KAI RYSSDAL: Say what you will about bureaucrats, and people do say plenty. The truth is we need them. They keep the government running — until they leave. The Chairwoman of the Federal Trade Commission said today she is stepping down. Deborah Platt Majoras is going to leave next month to become the General Counsel at Procter and Gamble. Her departure leaves just four commissioners at the Federal Trade Commission. But it is far from the only agency in town with a vacuum at the top.
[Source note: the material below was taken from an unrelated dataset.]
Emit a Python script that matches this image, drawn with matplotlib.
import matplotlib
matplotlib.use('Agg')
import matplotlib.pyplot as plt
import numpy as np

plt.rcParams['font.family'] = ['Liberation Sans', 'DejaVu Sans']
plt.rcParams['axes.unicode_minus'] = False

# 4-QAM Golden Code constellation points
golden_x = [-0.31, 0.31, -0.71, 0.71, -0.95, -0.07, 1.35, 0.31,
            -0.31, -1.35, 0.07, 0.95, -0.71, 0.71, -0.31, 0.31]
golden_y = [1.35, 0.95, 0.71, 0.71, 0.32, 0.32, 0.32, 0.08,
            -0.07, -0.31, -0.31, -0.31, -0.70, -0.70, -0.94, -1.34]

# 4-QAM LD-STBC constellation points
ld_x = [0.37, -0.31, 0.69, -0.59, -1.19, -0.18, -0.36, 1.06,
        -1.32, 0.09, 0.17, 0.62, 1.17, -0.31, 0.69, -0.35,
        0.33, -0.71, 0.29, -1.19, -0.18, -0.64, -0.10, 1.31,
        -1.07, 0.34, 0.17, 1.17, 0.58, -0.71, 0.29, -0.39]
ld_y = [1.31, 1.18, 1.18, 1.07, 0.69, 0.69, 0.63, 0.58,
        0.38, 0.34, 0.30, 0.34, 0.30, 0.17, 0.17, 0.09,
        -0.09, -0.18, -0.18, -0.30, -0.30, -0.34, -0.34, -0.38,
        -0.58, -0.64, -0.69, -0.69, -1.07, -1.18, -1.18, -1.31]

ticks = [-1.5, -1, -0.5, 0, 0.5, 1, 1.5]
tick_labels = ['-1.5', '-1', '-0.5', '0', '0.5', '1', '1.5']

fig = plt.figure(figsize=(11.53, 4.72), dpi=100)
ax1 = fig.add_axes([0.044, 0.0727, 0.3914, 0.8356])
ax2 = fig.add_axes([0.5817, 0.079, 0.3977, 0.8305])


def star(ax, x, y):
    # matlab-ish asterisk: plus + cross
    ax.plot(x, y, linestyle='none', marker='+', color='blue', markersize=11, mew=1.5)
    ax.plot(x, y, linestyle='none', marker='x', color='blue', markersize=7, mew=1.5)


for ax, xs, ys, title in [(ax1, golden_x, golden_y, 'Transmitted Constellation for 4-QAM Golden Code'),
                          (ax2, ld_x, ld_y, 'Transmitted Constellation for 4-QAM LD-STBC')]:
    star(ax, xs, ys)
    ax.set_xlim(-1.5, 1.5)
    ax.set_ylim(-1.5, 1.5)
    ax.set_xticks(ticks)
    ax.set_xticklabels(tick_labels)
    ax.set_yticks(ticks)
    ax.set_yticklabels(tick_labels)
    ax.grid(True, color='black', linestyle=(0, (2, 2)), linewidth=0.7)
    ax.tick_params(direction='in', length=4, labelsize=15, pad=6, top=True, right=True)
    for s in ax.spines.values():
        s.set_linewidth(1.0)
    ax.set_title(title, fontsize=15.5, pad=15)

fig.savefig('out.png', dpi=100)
Jeremy Hobson reports now from Washington.


JEREMY HOBSON: The six-member Federal Election Commission is now down to two, which means it can’t do its job, which means John McCain doesn’t know if he has to abide by federal spending limits in his campaign for the Presidency.
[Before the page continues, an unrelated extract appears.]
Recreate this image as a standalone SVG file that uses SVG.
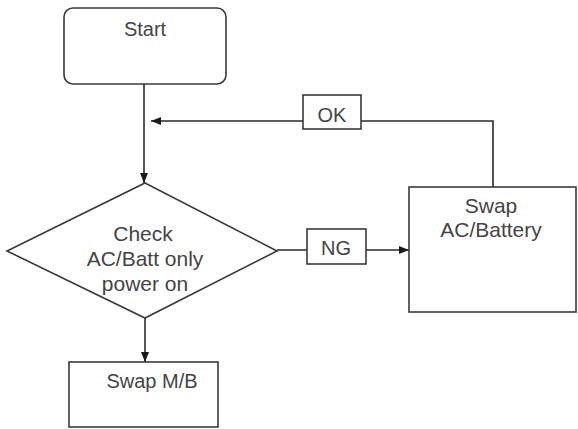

Former FEC Chairman Michael Toner left a year ago for a major law firm.

MICHAEL TONER: There’s never a perfect time to go, but I felt like it was an appropriate time to go. But I have to say I never foresaw what has unfolded over the last year or so with this total stalemate on Capitol Hill.

That stalemate has also left the nation’s mine-safety commission pretty useless. And the Consumer Product Safety Commission. That agency regulates more than 15,000 products to keep the public safe from injury or death.

Sorry America, you’re on your own.

CARY COGLIANESE: When there isn’t a quorum on multi-member agencies, big decisions on important issues just simply can’t get made.

That’s government regulation expert Cary Coglianese at the University of Pennsylvania. He says these agencies can still do their day-to-day work and make small decisions. And that this happens at the end of every Presidency. But Paul Light, an expert on presidential appointments, sees something different this time.

PAUL LIGHT: George Bush is having the worst 8th year of any two term Presidency since we created the two term limitation.

But he says:

PAUL LIGHT: I don’t think there are a lot of tears being shed in the administration right now.

He says it comes down to an anti-regulation President versus a pro-regulation Congress.

President Bush has nominated replacements. But when faced with the choice of some of the President’s nominees and nobody, one Democratic Senator said she’ll take nobody.

In Washington, I’m Jeremy Hobson for Marketplace.